[Code that draws figures]
>> Start
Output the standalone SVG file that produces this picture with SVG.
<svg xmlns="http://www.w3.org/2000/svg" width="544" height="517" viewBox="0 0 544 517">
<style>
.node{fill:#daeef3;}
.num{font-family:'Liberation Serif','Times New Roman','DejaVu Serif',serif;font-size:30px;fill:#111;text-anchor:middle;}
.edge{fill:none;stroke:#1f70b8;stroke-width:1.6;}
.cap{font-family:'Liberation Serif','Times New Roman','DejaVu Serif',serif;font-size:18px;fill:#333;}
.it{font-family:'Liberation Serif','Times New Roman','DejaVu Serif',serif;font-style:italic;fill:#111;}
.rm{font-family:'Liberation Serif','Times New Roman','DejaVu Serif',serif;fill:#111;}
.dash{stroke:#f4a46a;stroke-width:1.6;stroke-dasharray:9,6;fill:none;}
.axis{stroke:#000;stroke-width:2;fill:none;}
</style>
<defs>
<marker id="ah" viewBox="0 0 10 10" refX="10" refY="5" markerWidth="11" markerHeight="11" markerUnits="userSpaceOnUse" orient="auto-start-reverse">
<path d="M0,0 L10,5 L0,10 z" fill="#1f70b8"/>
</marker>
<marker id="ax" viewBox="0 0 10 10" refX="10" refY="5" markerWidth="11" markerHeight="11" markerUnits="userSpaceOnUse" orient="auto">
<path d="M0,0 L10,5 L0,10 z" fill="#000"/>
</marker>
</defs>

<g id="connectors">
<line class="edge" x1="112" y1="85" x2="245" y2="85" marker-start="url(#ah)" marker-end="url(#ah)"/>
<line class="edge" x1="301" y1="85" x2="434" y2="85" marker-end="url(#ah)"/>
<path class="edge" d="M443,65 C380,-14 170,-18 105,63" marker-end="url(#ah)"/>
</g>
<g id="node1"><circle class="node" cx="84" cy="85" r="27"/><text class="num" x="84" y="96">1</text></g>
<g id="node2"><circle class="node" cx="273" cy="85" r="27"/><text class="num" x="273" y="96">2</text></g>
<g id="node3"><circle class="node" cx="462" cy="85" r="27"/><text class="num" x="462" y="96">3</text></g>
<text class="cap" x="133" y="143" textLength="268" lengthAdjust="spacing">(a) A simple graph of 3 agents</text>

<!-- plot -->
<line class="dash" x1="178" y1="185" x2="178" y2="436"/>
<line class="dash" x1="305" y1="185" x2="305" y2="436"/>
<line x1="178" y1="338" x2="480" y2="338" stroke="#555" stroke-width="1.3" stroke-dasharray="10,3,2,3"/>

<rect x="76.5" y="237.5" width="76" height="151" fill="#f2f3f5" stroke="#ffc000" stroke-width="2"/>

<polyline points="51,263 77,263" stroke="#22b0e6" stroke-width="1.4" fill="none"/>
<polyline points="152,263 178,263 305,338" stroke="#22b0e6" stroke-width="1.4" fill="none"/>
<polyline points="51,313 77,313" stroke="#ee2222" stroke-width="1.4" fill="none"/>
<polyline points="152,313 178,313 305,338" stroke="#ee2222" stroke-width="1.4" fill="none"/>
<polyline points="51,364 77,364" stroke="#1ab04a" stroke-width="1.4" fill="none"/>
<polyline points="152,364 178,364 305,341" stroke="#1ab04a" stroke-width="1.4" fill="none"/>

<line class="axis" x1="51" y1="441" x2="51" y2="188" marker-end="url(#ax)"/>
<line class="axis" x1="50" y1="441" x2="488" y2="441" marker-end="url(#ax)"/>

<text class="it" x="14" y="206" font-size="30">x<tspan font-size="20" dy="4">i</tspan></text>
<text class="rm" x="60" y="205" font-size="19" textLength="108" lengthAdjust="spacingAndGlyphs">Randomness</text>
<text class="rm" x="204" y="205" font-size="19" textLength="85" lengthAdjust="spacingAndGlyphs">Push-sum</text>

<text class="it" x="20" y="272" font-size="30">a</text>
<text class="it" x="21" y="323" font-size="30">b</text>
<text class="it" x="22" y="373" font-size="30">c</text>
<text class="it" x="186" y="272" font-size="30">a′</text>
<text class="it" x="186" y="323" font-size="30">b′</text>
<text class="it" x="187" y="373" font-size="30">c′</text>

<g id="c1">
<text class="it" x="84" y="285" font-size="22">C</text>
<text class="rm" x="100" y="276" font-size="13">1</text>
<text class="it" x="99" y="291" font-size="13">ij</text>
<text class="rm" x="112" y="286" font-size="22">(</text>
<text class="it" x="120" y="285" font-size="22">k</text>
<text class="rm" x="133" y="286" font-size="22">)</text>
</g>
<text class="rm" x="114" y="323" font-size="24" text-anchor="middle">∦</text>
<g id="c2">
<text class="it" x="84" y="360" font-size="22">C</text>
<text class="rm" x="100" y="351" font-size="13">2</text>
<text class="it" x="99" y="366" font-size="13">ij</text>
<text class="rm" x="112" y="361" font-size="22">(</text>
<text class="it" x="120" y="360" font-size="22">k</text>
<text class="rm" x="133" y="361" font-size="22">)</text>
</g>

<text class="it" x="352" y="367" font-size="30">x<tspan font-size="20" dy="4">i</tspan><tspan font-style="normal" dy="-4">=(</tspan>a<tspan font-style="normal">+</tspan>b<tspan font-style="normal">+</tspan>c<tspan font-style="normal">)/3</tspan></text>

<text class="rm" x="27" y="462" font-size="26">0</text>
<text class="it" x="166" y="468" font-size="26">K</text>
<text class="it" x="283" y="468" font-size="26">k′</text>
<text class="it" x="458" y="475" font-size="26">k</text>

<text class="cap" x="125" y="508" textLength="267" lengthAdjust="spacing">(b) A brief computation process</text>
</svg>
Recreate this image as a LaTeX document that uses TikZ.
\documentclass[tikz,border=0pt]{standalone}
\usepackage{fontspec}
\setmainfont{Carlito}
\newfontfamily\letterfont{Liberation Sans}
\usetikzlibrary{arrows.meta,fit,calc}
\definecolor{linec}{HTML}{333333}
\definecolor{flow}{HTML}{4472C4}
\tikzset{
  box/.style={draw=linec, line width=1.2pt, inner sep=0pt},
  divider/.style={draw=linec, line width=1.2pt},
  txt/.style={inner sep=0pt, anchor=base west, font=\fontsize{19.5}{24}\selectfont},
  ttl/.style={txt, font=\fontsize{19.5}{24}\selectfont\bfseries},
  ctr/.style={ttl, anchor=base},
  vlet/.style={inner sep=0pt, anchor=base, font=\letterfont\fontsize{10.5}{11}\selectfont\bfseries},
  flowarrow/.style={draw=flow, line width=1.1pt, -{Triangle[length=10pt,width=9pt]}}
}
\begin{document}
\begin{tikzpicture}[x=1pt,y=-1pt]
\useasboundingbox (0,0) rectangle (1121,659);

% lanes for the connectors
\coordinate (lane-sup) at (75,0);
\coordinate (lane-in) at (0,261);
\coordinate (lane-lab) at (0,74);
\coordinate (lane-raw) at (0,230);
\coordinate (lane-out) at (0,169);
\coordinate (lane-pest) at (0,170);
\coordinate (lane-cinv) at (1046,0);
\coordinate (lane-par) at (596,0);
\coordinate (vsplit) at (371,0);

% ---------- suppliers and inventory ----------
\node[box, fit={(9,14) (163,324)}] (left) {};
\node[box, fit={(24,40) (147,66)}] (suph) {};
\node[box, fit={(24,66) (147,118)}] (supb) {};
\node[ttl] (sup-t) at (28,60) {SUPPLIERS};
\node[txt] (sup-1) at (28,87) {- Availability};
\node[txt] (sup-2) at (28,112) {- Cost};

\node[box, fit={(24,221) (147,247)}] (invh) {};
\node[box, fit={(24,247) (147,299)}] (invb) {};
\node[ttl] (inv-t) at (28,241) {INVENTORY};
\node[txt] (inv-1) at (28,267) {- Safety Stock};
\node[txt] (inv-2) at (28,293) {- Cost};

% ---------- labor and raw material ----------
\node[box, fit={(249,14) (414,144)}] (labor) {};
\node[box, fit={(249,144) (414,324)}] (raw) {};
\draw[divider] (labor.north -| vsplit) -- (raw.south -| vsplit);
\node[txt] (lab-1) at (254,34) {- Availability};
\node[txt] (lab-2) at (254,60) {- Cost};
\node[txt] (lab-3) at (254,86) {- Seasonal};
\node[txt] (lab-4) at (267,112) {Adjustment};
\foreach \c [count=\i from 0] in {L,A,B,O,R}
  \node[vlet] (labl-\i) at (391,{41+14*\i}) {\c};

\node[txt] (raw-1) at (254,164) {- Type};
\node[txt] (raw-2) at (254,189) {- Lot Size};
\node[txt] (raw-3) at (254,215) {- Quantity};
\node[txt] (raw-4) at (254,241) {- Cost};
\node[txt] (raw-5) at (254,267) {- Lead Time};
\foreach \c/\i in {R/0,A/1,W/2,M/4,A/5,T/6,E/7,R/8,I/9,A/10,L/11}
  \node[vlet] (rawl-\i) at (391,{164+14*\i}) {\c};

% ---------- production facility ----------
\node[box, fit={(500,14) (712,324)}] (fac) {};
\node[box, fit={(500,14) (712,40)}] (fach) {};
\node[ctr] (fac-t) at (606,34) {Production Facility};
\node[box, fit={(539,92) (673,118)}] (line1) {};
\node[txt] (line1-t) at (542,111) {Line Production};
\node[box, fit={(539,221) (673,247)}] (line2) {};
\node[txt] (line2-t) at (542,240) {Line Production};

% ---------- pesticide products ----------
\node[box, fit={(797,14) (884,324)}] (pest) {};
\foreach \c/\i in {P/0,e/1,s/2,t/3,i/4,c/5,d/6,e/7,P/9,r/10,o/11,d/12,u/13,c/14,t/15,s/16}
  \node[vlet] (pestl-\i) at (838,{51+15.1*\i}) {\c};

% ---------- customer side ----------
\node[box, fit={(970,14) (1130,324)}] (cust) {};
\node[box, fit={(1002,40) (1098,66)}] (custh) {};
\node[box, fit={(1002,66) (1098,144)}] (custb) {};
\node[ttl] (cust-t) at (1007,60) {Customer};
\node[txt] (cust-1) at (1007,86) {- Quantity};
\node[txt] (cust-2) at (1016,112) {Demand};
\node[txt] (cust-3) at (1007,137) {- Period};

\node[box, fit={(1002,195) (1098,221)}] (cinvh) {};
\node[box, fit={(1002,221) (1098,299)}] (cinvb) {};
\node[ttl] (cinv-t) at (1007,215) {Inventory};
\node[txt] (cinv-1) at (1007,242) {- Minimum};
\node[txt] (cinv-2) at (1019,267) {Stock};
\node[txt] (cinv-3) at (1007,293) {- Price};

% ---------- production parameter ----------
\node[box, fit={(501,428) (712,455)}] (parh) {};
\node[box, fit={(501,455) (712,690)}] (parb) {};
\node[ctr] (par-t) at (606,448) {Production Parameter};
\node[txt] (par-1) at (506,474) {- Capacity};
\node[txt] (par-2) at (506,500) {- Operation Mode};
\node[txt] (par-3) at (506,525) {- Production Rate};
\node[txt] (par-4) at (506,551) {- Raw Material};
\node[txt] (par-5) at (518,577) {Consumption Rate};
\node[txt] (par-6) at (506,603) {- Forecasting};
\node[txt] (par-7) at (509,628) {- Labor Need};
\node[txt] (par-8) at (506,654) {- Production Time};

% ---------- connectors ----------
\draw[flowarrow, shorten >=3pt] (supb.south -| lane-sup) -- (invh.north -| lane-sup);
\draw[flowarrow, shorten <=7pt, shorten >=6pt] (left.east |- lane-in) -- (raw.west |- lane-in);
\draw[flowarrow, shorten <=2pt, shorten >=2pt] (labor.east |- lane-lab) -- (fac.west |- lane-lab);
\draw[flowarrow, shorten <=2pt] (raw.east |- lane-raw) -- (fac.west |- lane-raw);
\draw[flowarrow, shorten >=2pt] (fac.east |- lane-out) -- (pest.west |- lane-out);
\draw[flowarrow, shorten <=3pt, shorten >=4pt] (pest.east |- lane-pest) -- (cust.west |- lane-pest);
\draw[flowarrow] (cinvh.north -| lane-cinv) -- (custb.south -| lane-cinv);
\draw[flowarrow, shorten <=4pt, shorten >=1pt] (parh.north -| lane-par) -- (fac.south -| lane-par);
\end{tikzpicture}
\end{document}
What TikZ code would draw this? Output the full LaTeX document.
>> End
# [PROBLEM]
In the listing above, find the line containing "Recreate this image" and the line containing "(inv-2) at (28,293)", then repeat those two lines and everything between them exactly.

# [RESULT]
Recreate this image as a LaTeX document that uses TikZ.
\documentclass[tikz,border=0pt]{standalone}
\usepackage{fontspec}
\setmainfont{Carlito}
\newfontfamily\letterfont{Liberation Sans}
\usetikzlibrary{arrows.meta,fit,calc}
\definecolor{linec}{HTML}{333333}
\definecolor{flow}{HTML}{4472C4}
\tikzset{
  box/.style={draw=linec, line width=1.2pt, inner sep=0pt},
  divider/.style={draw=linec, line width=1.2pt},
  txt/.style={inner sep=0pt, anchor=base west, font=\fontsize{19.5}{24}\selectfont},
  ttl/.style={txt, font=\fontsize{19.5}{24}\selectfont\bfseries},
  ctr/.style={ttl, anchor=base},
  vlet/.style={inner sep=0pt, anchor=base, font=\letterfont\fontsize{10.5}{11}\selectfont\bfseries},
  flowarrow/.style={draw=flow, line width=1.1pt, -{Triangle[length=10pt,width=9pt]}}
}
\begin{document}
\begin{tikzpicture}[x=1pt,y=-1pt]
\useasboundingbox (0,0) rectangle (1121,659);

% lanes for the connectors
\coordinate (lane-sup) at (75,0);
\coordinate (lane-in) at (0,261);
\coordinate (lane-lab) at (0,74);
\coordinate (lane-raw) at (0,230);
\coordinate (lane-out) at (0,169);
\coordinate (lane-pest) at (0,170);
\coordinate (lane-cinv) at (1046,0);
\coordinate (lane-par) at (596,0);
\coordinate (vsplit) at (371,0);

% ---------- suppliers and inventory ----------
\node[box, fit={(9,14) (163,324)}] (left) {};
\node[box, fit={(24,40) (147,66)}] (suph) {};
\node[box, fit={(24,66) (147,118)}] (supb) {};
\node[ttl] (sup-t) at (28,60) {SUPPLIERS};
\node[txt] (sup-1) at (28,87) {- Availability};
\node[txt] (sup-2) at (28,112) {- Cost};

\node[box, fit={(24,221) (147,247)}] (invh) {};
\node[box, fit={(24,247) (147,299)}] (invb) {};
\node[ttl] (inv-t) at (28,241) {INVENTORY};
\node[txt] (inv-1) at (28,267) {- Safety Stock};
\node[txt] (inv-2) at (28,293) {- Cost};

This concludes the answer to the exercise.